Martin has 21 years of experience in the IT industry and is listed in dataIQ’s “Big Data 100” as one of the most influential people in UK data-driven business. He has worked for 5 organisations and was formerly the Data Warehouse Manager at Co-operative Retail in the UK and later the Senior Data Architect at Co‑operative Group.
Since joining Teradata, Martin has worked in Solution Architecture, Enterprise Architecture, Demand Generation, Technology Marketing and Management roles. Prior to taking-up his current appointment, Martin led Teradata’s International Big Data CoE – a team of Data Scientists, Technology and Architecture Consultants tasked withassisting Teradata customers throughout Europe, the Middle East, Africa and Asia to realise value from their Big Data assets.
Martin is a former Teradata customer who understands the Analytics landscape and marketplace from the twin perspectives of an end-user organisation and a technology vendor. His Strata (UK) 2016 keynote can be found at: https://www.oreilly.com/ideas/the-internet-of-things-its-the-sensor-data-stupid and a selection of his Teradata Voice Forbes blogs can be found online, including this piece on the importance – and the limitations – of visualisation.

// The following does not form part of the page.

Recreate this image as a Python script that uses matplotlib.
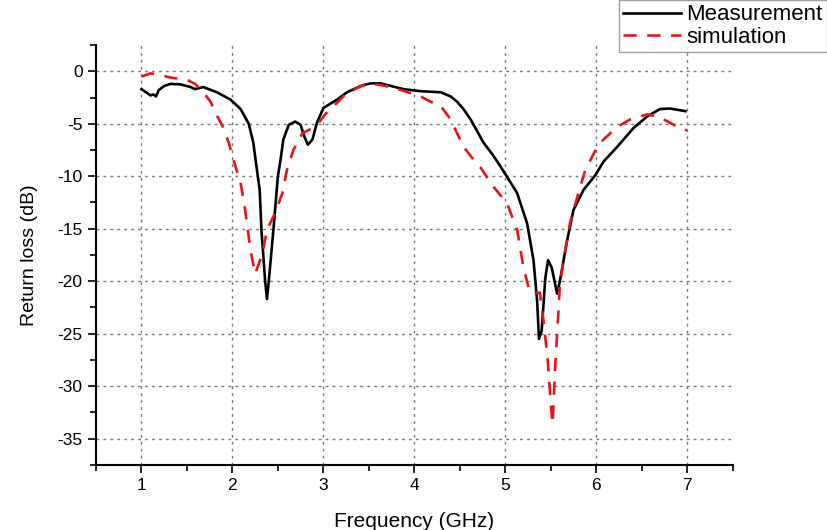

Martin holds a BSc (Hons) in Physics and Astronomy from the University of Sheffield and a Postgraduate Certificate in Computing for Commerce and Industry from the Open University. He is married with three children and is a lapsed supporter of Sheffield Wednesday Football Club. In his spare time, Martin enjoys playing with technology,flying gliders, photography and listening to guitar music.
Dr. Frank Säuberlich – Director Data Science & Data Innovation, Teradata GmbH
Dr. Frank Säuberlich leads the Data Science & Data Innovation unit of Teradata Germany. It is part of his repsonsibilities to make the latest market and technology developments available to Teradata customers. Currently, his main focus is on topics such as predictive analytics, machine learning and artificial intelligence.
Following his studies of business mathematics, Frank Säuberlich worked as a research assistant at the Institute for Decision Theory and Corporate Research at the University of Karlsruhe (TH), where he was already dealing with data mining questions.
His professional career included the positions of a senior technical consultant at SAS Germany and of a regional manager customer analytics at Urban Science International.
Frank Säuberlich has been with Teradata since 2012. He began as an expert in advanced analytics and data science in the International Data Science team. Later on, he became Director Data Science (International).